- [Do this]:
Look through the data below. Show each line where the string "that" occurs.

- [Dataset records]:
━━━━━━━━

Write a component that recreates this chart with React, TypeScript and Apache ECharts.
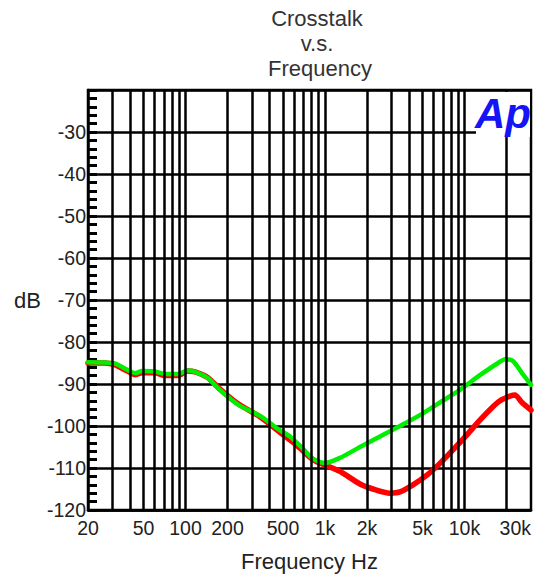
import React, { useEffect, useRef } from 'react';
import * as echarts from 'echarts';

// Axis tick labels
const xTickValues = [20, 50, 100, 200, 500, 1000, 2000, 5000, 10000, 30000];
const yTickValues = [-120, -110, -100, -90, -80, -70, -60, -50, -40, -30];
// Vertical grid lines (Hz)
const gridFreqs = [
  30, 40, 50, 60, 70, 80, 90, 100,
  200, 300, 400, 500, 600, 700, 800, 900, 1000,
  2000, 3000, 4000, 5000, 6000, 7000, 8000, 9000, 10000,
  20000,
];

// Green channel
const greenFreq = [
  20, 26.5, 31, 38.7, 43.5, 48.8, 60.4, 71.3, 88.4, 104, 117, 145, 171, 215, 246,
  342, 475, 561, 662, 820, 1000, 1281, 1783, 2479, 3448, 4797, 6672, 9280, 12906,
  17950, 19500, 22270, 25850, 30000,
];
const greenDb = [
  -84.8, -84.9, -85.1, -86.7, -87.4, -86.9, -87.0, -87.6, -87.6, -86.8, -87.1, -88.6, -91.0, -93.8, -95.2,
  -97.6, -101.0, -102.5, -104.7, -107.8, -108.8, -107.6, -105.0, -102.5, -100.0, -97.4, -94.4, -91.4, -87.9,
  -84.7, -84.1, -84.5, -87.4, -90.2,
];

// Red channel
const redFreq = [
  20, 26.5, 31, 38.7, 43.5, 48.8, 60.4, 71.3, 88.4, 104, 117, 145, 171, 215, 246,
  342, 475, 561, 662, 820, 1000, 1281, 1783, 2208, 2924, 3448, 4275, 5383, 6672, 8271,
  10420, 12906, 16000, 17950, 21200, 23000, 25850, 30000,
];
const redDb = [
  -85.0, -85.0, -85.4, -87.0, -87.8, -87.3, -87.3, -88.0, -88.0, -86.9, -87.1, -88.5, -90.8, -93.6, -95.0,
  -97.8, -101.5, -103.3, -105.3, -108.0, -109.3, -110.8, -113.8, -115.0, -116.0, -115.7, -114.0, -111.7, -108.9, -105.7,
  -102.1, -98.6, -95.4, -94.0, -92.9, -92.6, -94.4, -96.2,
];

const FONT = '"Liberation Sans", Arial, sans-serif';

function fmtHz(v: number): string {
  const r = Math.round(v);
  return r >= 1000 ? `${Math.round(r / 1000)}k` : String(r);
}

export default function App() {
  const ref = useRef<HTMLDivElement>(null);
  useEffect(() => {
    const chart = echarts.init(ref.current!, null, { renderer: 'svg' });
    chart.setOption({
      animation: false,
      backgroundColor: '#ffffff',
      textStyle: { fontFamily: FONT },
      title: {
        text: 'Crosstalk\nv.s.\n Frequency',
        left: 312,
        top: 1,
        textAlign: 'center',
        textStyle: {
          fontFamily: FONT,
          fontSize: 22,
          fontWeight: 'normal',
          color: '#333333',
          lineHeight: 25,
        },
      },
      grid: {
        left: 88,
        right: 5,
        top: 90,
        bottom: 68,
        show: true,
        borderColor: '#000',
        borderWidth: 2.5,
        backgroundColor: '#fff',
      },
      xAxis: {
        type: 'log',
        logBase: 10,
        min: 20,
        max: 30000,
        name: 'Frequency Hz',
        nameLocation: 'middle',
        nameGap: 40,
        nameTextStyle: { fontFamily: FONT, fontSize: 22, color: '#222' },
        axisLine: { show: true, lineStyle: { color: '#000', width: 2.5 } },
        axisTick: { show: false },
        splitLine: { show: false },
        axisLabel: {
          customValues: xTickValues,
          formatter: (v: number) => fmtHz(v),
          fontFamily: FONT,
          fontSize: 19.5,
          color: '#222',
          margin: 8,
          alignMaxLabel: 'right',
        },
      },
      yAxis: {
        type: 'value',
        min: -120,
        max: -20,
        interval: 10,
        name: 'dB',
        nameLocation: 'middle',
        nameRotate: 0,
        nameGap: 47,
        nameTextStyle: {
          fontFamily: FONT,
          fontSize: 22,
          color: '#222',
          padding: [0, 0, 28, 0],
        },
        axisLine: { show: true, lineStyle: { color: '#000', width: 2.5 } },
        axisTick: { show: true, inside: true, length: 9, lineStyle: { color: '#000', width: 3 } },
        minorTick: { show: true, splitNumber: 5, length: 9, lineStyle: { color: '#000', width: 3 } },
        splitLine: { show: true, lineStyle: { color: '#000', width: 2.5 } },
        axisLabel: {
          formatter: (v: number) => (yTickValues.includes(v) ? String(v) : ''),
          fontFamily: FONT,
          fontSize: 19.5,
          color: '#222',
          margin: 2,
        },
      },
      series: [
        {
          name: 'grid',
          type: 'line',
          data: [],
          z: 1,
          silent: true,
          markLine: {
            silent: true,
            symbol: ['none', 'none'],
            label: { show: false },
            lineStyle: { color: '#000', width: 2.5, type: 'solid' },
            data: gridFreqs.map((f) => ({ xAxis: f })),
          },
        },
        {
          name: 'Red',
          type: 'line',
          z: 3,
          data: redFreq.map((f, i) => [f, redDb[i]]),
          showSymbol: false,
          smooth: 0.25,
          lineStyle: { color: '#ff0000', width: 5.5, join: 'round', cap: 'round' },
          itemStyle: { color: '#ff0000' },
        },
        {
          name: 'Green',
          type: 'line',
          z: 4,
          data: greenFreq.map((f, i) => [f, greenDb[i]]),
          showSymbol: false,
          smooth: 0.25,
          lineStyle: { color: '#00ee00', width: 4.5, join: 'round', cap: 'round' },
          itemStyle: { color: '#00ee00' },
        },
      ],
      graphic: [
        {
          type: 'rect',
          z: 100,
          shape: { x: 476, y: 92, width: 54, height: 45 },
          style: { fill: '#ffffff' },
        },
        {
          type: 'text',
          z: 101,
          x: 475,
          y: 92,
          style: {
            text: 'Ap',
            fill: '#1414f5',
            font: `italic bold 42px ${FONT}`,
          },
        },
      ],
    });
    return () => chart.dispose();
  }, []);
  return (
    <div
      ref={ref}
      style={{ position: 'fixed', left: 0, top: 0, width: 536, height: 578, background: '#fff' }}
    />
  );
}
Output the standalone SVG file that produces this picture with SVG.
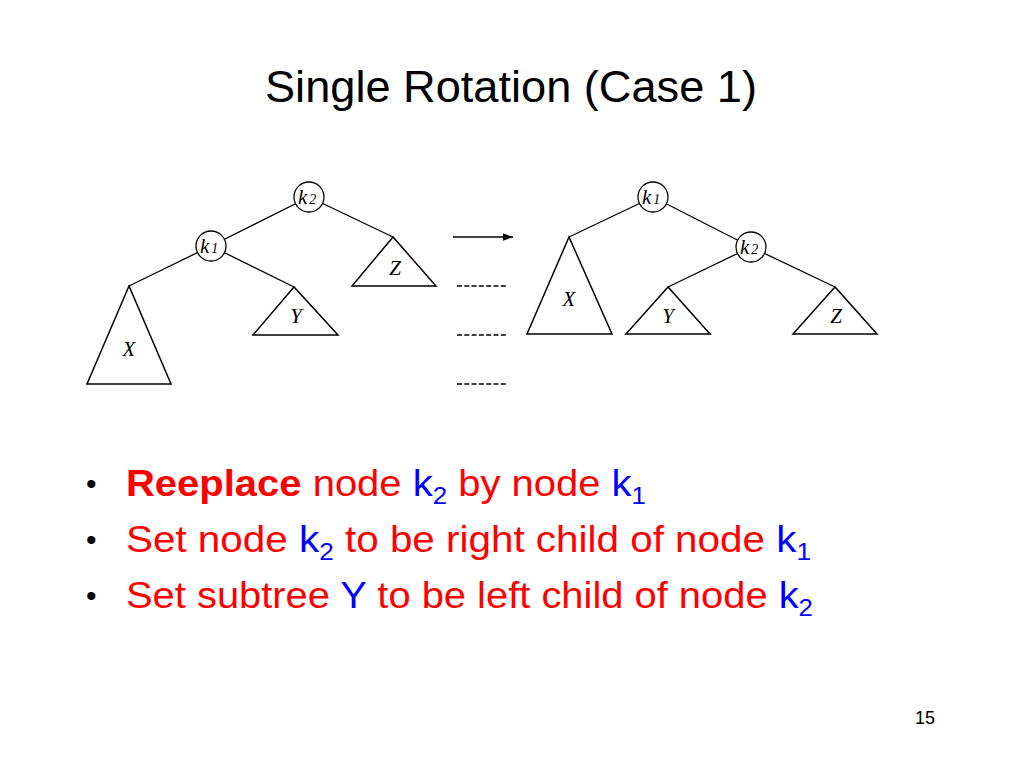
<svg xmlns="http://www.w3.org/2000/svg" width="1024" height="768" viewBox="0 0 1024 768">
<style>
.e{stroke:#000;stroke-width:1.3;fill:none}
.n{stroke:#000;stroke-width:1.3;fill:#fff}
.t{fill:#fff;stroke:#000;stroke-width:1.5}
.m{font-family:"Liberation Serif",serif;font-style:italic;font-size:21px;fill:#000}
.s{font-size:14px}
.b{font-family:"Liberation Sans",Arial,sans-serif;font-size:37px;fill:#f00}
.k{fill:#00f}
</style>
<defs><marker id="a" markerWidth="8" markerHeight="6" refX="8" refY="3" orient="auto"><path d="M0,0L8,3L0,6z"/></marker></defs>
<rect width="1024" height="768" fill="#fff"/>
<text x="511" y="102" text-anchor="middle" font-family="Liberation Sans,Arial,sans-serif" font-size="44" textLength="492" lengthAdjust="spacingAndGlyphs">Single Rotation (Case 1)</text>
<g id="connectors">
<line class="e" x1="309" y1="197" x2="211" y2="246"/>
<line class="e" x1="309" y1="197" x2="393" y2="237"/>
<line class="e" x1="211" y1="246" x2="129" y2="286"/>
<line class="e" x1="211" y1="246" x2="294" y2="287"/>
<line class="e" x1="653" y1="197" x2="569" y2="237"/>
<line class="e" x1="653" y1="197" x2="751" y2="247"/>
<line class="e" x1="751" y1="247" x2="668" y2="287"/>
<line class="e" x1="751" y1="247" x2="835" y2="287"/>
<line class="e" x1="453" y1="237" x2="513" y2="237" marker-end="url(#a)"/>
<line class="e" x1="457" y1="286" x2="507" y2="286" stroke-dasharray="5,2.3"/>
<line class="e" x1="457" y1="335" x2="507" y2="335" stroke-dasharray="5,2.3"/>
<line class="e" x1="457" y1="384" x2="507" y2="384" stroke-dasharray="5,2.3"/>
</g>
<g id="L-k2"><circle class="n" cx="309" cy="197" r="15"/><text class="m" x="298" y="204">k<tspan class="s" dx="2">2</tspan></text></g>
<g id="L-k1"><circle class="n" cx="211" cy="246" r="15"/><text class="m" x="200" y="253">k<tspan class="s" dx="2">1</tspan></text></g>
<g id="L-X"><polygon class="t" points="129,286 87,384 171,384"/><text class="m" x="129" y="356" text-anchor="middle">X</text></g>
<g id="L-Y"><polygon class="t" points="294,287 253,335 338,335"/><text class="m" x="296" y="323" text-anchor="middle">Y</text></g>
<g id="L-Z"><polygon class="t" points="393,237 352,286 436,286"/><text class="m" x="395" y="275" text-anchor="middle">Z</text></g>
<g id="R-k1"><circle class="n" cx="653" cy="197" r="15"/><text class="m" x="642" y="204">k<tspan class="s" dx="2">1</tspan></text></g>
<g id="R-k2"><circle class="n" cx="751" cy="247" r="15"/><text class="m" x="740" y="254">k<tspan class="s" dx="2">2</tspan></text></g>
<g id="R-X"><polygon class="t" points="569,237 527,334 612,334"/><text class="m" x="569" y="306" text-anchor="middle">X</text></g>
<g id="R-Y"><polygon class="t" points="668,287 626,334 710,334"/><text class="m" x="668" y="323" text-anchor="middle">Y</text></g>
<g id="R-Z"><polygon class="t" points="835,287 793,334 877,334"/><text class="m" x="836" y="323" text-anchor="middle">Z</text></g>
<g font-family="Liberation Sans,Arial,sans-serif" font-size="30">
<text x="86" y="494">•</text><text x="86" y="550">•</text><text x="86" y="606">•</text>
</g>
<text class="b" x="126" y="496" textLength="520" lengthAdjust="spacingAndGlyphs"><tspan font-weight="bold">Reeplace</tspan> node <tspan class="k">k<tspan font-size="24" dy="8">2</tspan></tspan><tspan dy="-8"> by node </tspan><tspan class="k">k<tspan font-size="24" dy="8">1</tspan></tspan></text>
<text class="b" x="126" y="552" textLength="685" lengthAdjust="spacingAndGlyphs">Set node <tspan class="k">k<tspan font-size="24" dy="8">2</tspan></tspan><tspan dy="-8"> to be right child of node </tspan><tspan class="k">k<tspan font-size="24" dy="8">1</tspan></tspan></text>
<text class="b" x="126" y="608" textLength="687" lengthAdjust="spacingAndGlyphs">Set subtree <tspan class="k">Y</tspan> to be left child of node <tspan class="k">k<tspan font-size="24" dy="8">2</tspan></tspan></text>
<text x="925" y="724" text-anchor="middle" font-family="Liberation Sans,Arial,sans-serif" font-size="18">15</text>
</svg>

━━━━━━━━

- [Exercise output]:
Write a component that recreates this chart with React, TypeScript and Apache ECharts.
Output the standalone SVG file that produces this picture with SVG.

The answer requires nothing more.